Why I Desperately Want to Get off of Facebook

Why I desperately want to get Off of Facebook….

I am torn between two worlds. The world of security: control of my thoughts, my heart, my purpose. And the world of insecurity: where I compare my heart, my journey, my preferences, my experiences, my reality to others.

Facebook when not used right can be just that for me. A place where thoughts can be misinterpreted, opinions can be overbearing, and perspective is horribly limited.

Recently I have had people share with me their heart and feelings about my personal exposure on facebook. How they compare their journey to mine, their mothering to mine, their marriage to mine and my instant feeling is SHUT THAT THING DOWN! I often feel like I live in two worlds in my head.

The one where I want to be real and the one I want to be positive.

The one I want to be vulnerable in and the one I want to protect myself.

The one where I want to encourage others in and the one I want to protect myself.

When I wake up in the morning and scroll my facebook it sometimes does my heart damage. Actually, when I spend time just mindlessly scrolling facebook, it DOES my heart damage.

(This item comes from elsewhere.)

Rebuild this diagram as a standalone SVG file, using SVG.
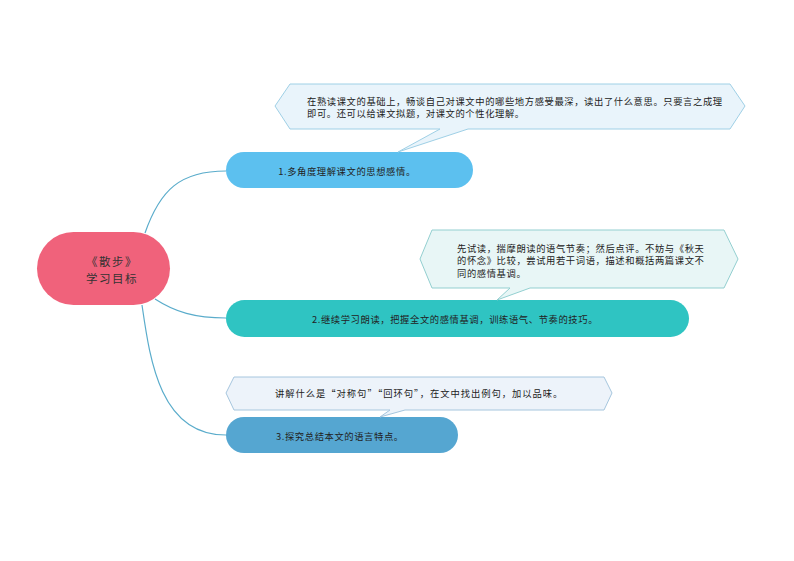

The reality is everyone’s reality is skewed, even those living IN their reality. That is because everyone’s life experiences are different and the way we act, react, engage, disengage, support, etc, it comes from completely separate upbringings. I love facebook for it’s ability to positively influence. To share hope, to share struggles, to give more. But the cost can be high. It doesn’t take much to feel insignificant, to see life from a very open perspective and not be sheltered by time and space because you don’t have to be present to walk through someone’s opinions, experiences, and life. Without those physical walls, it is hard to guard your heart. So here are a fe things I have come up with to use facebook as a positive tool in my life, and not one that breeds insecurity, exposure to things I can’t control, and self bullying (that is where I beat myself up verbally for not doing or being more.)

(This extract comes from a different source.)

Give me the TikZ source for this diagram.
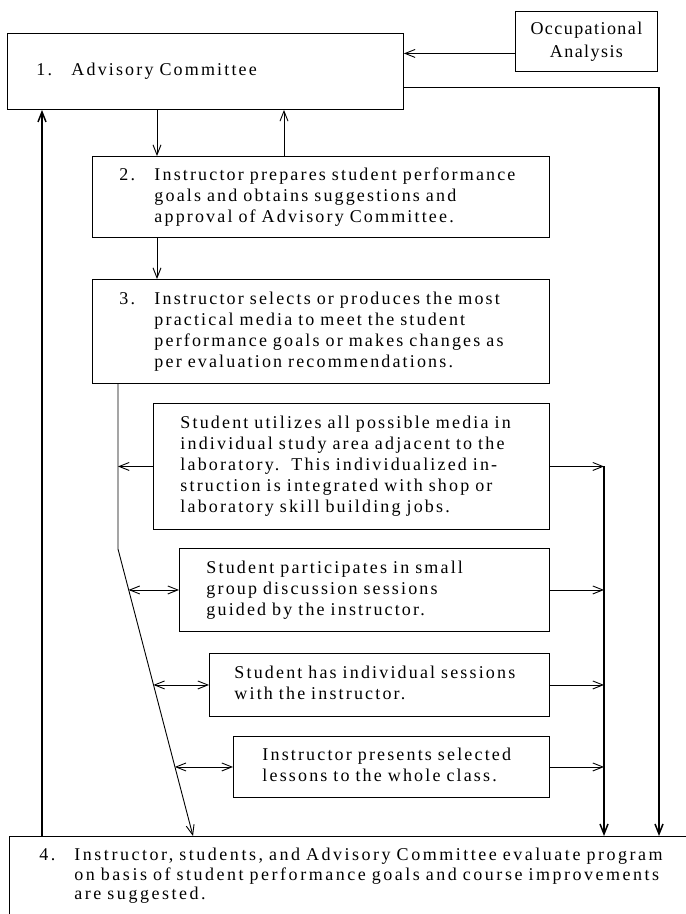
\documentclass[tikz,border=0pt]{standalone}
\usepackage{fontspec}
\setmainfont{Liberation Serif}[LetterSpace=12]
\usetikzlibrary{arrows.meta,calc}

% fixed-width lead-in for the numbered steps
\newcommand\stepno[1]{\makebox[35pt][l]{#1}}
\newcommand\stepgap{\hspace*{35pt}}

\begin{document}
\begin{tikzpicture}[x=1pt,y=-1pt,
  every node/.style={font=\fontsize{18}{21}\selectfont},
  box/.style={draw, line width=0.9pt, anchor=north west, inner xsep=27pt,
    inner ysep=0pt, align=left},
  arr/.style={line width=0.9pt, -{Straight Barb[length=10pt,width=8pt]}},
  darr/.style={line width=0.9pt, {Straight Barb[length=10pt,width=8pt]}-{Straight Barb[length=10pt,width=8pt]}},
  heavy/.style={line width=1.5pt, -{Straight Barb[length=10pt,width=8pt]}}
]
\useasboundingbox (0,0) rectangle (686,914);
\clip (0,0) rectangle (686,914);

% boxes
\node[box, anchor=north west, inner xsep=0pt, align=center,
      minimum width=142pt, minimum height=60pt,
      font=\fontsize{18}{23}\selectfont\addfontfeature{LetterSpace=8}] (occ) at (515,11)
  {\begin{tabular}{@{}c@{}}Occupational\\Analysis\end{tabular}};

\node[box, inner xsep=29pt, minimum width=396pt, minimum height=76pt, text width=338pt] (b1) at (7,33)
  {\begin{tabular}{@{}l@{}}\stepno{1.}Advisory Committee\end{tabular}};

\node[box, minimum width=457pt, minimum height=81pt, text width=403pt] (b2) at (92,156)
  {\begin{tabular}{@{}l@{}}\stepno{2.}Instructor prepares student performance\\
   \stepgap goals and obtains suggestions and\\
   \stepgap approval of Advisory Committee.\end{tabular}};

\node[box, minimum width=457pt, minimum height=104pt, text width=403pt] (b3) at (92,279)
  {\begin{tabular}{@{}l@{}}\stepno{3.}Instructor selects or produces the most\\
   \stepgap practical media to meet the student\\
   \stepgap performance goals or makes changes as\\
   \stepgap per evaluation recommendations.\end{tabular}};

\node[box, minimum width=396pt, minimum height=126pt, text width=342pt] (m1) at (153,403)
  {\begin{tabular}{@{}l@{}}Student utilizes all possible media in\\
   individual study area adjacent to the\\
   laboratory.\ \ This individualized in-\\
   struction is integrated with shop or\\
   laboratory skill building jobs.\end{tabular}};

\node[box, minimum width=370pt, minimum height=83pt, text width=316pt] (m2) at (179,548)
  {\begin{tabular}{@{}l@{}}Student participates in small\\
   group discussion sessions\\
   guided by the instructor.\end{tabular}};

\node[box, inner xsep=25pt, minimum width=340pt, minimum height=63pt, text width=290pt] (m3) at (209,653)
  {\begin{tabular}{@{}l@{}}Student has individual sessions\\
   with the instructor.\end{tabular}};

\node[box, inner xsep=29pt, minimum width=316pt, minimum height=61pt, text width=258pt] (m4) at (233,736)
  {\begin{tabular}{@{}l@{}}Instructor presents selected\\
   lessons to the whole class.\end{tabular}};

\node[box, inner xsep=30pt, minimum width=700pt, minimum height=80pt, text width=640pt,
      font=\fontsize{18}{19.5}\selectfont\addfontfeature{LetterSpace=14}] (b4) at (9,836)
  {\begin{tabular}{@{}l@{}}\stepno{4.}Instructor, students, and Advisory Committee evaluate program\\
   \stepgap on basis of student performance goals and course improvements\\
   \stepgap are suggested.\end{tabular}};

% reference columns and bends
\coordinate (occin) at ([yshift=-12pt]occ.west);
\coordinate (b1out) at ([yshift=-16pt]b1.east);
\coordinate (xfar) at (659,0);
\coordinate (xin) at (604,0);
\coordinate (xup) at (42,0);
\coordinate (xdown) at (157,0);
\coordinate (xback) at (284,0);
\coordinate (xleft) at (118,0);
\coordinate (kink) at (118,549);
\coordinate (xend) at (193,0);
\coordinate (dend) at (xend |- b4.north);
\coordinate (d2) at ($(kink)!0.141!(dend)$);
\coordinate (d3) at ($(kink)!0.472!(dend)$);
\coordinate (d4) at ($(kink)!0.758!(dend)$);

% top flow
\draw[arr] (occin) -- (occin -| b1.east);
\draw[heavy] (b1out) -- (b1out -| xfar) -- (xfar |- b4.north);
\draw[arr] (xdown |- b1.south) -- (xdown |- b2.north);
\draw[arr] (xback |- b2.north) -- (xback |- b1.south);
\draw[arr] (xdown |- b2.south) -- (xdown |- b3.north);
\draw[heavy] (xup |- b4.north) -- (xup |- b1.south);

% media branch on the left
\draw[arr] (xleft |- b3.south) -- (kink) -- (dend);
\draw[arr] (m1.west) -- (xleft |- m1.west);
\draw[darr] (d2 |- m2.west) -- (m2.west);
\draw[darr] (d3 |- m3.west) -- (m3.west);
\draw[darr] (d4 |- m4.west) -- (m4.west);

% media branch on the right
\draw[arr] (m1.east) -- (xin |- m1.east);
\draw[arr] (m2.east) -- (xin |- m2.east);
\draw[arr] (m3.east) -- (xin |- m3.east);
\draw[arr] (m4.east) -- (xin |- m4.east);
\draw[heavy] (xin |- m1.east) -- (xin |- b4.north);
\end{tikzpicture}
\end{document}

ONE. Take the facebook app off your home screen. Every time I had an idle moment I would mindless scroll…. and that could either make my mood or break it.

TWO. Use the group apps to engage the things I am a part of which helps me control my time better and my facebook use.

THREE. Remind myself that my worth is not defined on or behind a screen. For me, my value is found in my 4 walls. Being a great mom, serving my wonderful husband, taking care of our home, providing a safe environment, building a business, leaving people and things better than I found them, and being generous.

FOUR. Celebrate what is good. In a moment where your arrows might be in, thinking about how you could be a better person, own a better business, have a prettier face, have a better smile, travel to exotic places, own a better wardrobe, be skinner, taller, richer, happier, celebrate what you have that is good. Celebrate what others have that is good.

FIVE. And when vague-booking, laundry-aring, a passive aggrieve posts go to your heart (because if you are human and have more than 50 friends it is likely to happen) then use the handy unfollow button. Just remember down the road to start fresh and re-follow so you can rebuild into that relationship. Often our feelings are fleeting. They last for a moment and then they are gone and here in 6 months you will likely not remember why you unfollowed them in the first place.

Use your words for good. Build up, add value, and leave people better than you found them.

And if none of this applies to you, give yourself a GIANT pat on the back and keep on keeping on!

There is good out there, you just need to keep yours eyes on it and let what influences you be of hope and good.